I had been in very bad situations a few time when hunting and once in malaysia and believe me it is really hard , to find will power and energy to push yourselft to the limits and go further, and doing things like this in the woods it is just having fun and having a rest , relax and have a good time after whole week of study and milions of other things which you do in the city. I love it and if for 2 months I dont go in the woods for minimum 3 days I feel really bad and I don't have energy for nothing nor studying nor having fun with friends nor nothing I just feel mentaly tired.  :Smile:

----------


## gcckoka

he is a really good companion and hunter  :Smile:  I love going out in the woods with him

----------


## natertot

Good stuff, my friend! 

I was thinking I would have just stayed under one of those large ever green trees with a fire. dry on the bottom, cover overhead, and a nice warm fire. It wouldn't be the best, but very survivable and no calories spent other than firewood gathering.

I hear you, I start getting a weird twitching in my face when I don't get enough outdoor time. That is when I need to at least go for a morning hike along a local river!

----------


## gcckoka

Yes for 1-2 nights that would be enough but for more than that it wont be bad to have something more over your head  :Smile: 
When I'm in those evergreen woods firestarting is 2min deal , break some dead sticks from the bottom of those trees cut off little bit of those pine fluid (I don't know how its called in english if you know please tell me , you got what I am talking about? ) and that it rain winter no problem you will start in 2 minutes

----------


## crashdive123

> bit of those pine fluid (I don't know how its called in english if you know please tell me , you got what I am talking about? )

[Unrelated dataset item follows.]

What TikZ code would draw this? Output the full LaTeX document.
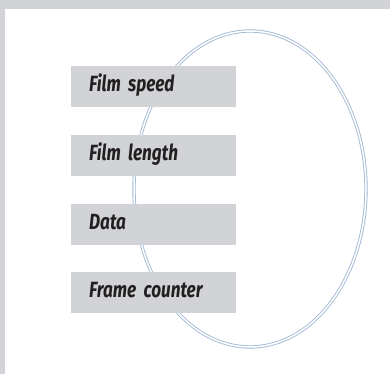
\documentclass[tikz,border=0pt]{standalone}
\usepackage{fontspec}
\newfontfamily\labelfont[FakeStretch=0.78]{Fira Sans}
\definecolor{panelgray}{RGB}{209,211,214}
\definecolor{ringblue}{RGB}{163,186,214}
\definecolor{inkdark}{RGB}{35,31,32}
\tikzset{
  fieldbox/.style={fill=panelgray, anchor=north west, minimum width=165pt,
    minimum height=41pt, text width=129pt, inner xsep=18pt, inner ysep=0pt,
    align=left, text height=15pt, text depth=5pt, text=inkdark,
    font=\labelfont\bfseries\itshape\fontsize{22}{26}\selectfont}
}
\begin{document}
\begin{tikzpicture}[x=1pt,y=1pt]
            \fill[panelgray] (0,0) rectangle (390,374);
            \fill[white] (5,0) rectangle (390,365);
            \draw[ringblue, line width=0.9pt, double=white, double distance=1.5pt]
              (250,185) ellipse (116 and 158);
            \foreach \i/\y/\txt in {1/308/Film speed, 2/239/Film length, 3/170/Data, 4/102/Frame counter}
            \node[fieldbox] (box\i) at (71,\y) {\txt};
        \end{tikzpicture}
\end{document}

 It is commonly called pine sap or pine resin.  Wood that is impregnated with it goes by several names with fat wood or fat lighter being two.

----------


## ClayPick

I noticed the resin blisters on the bark. Is there a chance your using Caucasian Fir for your shelter? It looks close to Balsam Fir found in my neck of the woods. Balsam Fir is the preferred material for shelter building around here. It sheds water and snow well and if you build a large mound of it and burrow inside there's often no need for a fire. The sap burns well also.Nice video.

----------


## gcckoka

Thank you.
yes it is Caucasian fir

----------


## finallyME

You did a great job with the video.  It looks like you had a great time.  My only advice would be to put 2 to 3 times more "stuff" on top of the shelter.  You barely covered it.  The thicker the layer, the warmer the shelter.  Also, you might want to think about how to build a shelter without a lot of rope or string.  It sure is nice to have string, but what do you do if you don't have any?

----------


## gcckoka

Thank you ! yes you are right this filming takes a lot of time and I had not much sun light left (it gets dark at 6pm) so I didn't had much time , also it was for just one night and there was no wind that night at all , if it was for a little bit longer time or if I wasn't filming I would had much more time for gathering more of those pine branches and making the shelter roof more thicker. I would did the same but instead of tying stick around the frame I would just took big pieces of wood and putted them around the whole hut and then covered it with those "stuff".

----------